On April Fool's Day, Paul welcomed my students first thing in the morning into my class instead of me, warning them that whatever they'd been getting away with before, it was all over now-- he was in charge. I was waiting in the teacher's lounge. I came into the room sullenly on the pretext of having to collect my coat and bag to go home. I turned and angrily told Paul that I knew it was him that had told the school board that my certificate was invalid-- that he'd been coveting my job all along, and this was his way of getting it. As I backed out the door, I told him, in the style of the old "Guy Under the Seats"-- a running Chris Elliot bit from David Letterman's show-- bitterly telling him that I'd be watching him, watching him....
The look on the faces of the kids was priceless. You could have heard a pin drop. One of my favorites, this tiny, bright girl named Donaji sat literally slack-jawed. It really messed with them, because they knew that Paul and I were great friends.
For our part, Paul and I were struggling to keep our faces straight. We'd pulled it off better than we ever dreamed.
I went to the teacher's lounge for a few minutes. I went back to the classroom, cracked the door open a little and in a high-pitched evil voice said "I'm watching you Nudd! I'm watching you!"
The jig was up at that point. Paul, the kids and I were laughing heartily. They loved it. That group ended up being one of the smartest, nicest and fun groups of kids I ever taught.
We had a couple more of them. One day, at the beginning of the school year, as Paul came into the room to teach art, I sternly told the students that Mr.

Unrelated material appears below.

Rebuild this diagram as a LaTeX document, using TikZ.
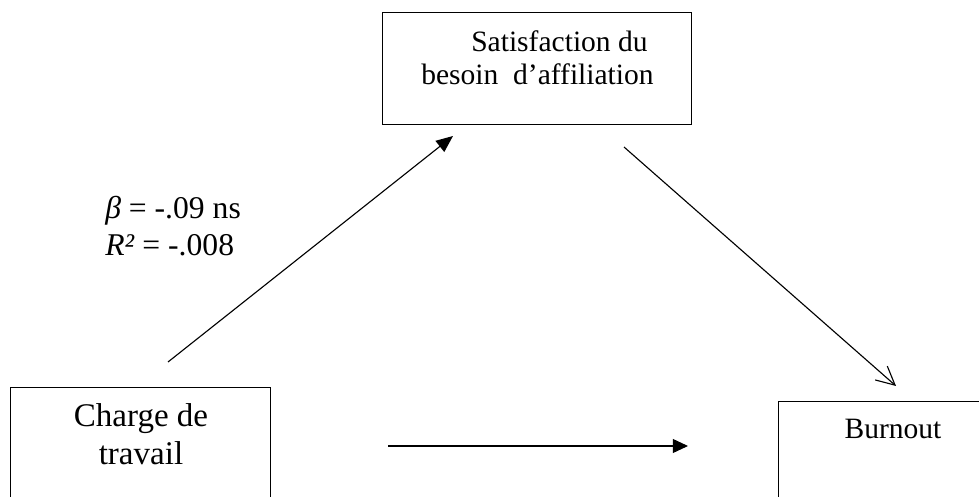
\documentclass[tikz,border=0pt]{standalone}
\usepackage{fontspec}
\setmainfont{Liberation Serif}
\usetikzlibrary{arrows.meta,positioning}

\begin{document}
\begin{tikzpicture}[x=0.025cm, y=-0.025cm,
    box/.style={draw=black, line width=0.7pt, anchor=north west, inner sep=0pt},
    txt/.style={font=\fontsize{21}{24}\selectfont, inner sep=0pt},
    link/.style={line width=0.8pt}]

\useasboundingbox (0,0) rectangle (979,497);

% boxes
\node[box, minimum width=7.725cm, minimum height=2.8cm] (sat) at (382,12) {};
\node[box, minimum width=6.5cm, minimum height=3.5cm] (charge) at (10,387) {};
\node[box, minimum width=5.5cm, minimum height=3.5cm] (burn) at (778,401) {};

% texts in boxes
\node[txt, align=left, anchor=north west] (satT) at (421,30) {\hspace*{1.25cm}Satisfaction du\\besoin\ \ d'affiliation};
\node[txt, font=\fontsize{23.5}{27.5}\selectfont, align=center, anchor=north] (chargeT) at (141,403) {Charge de\\travail};
\node[txt, anchor=north] (burnT) at (893,419) {Burnout};

% coefficients
\node[txt, font=\fontsize{22.5}{26.5}\selectfont, align=left, anchor=north west] (coef) at (105,196) {\textit{β} = -.09 ns\\\textit{R²} = -.008};

% arrow ends
\coordinate (c1) at (168,362);
\coordinate (s1) at (453,136);
\coordinate (s2) at (624,147);
\coordinate (b2) at (896,386);
\coordinate (c3) at (388,446);
\coordinate (b3) at (688,446);

\draw[link, -{Triangle[length=0.42cm,width=0.35cm]}] (c1) -- (s1);
\draw[link, -{Straight Barb[length=0.46cm,width=0.46cm]}] (s2) -- (b2);
\draw[link, -{Triangle[length=0.38cm,width=0.35cm]}] (c3) -- (b3);

\end{tikzpicture}
\end{document}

Nudd was deserving of even greater respect. I told them that the school board had eliminated the entire budget for art supplies for the year, and the to assure that they'd have art supplies, Mr. Nudd had sold one of his kidneys on ebay. Lickety-split, Paul grasped his side, grimacing, bent over, walking gingerly as if in great pain.
Later, as we regaled the sixth-grade lunch with our tales, Paul pointed out that we just might have crossed a line there. We were so ashamed.
There were a lot of other jokes, but right before I left that job, there was one more really funny thing. One day, I was walking past a stack of the New City, a "free" paper in Chicago. I noticed that its cover story was about ten "up and coming" Chicago artists. I chuckled, thinking I'd grab a copy of it, and rib Paul-- ask why wasn't he on there.
Well, the joke was on me. He was one of the artists featured on the cover.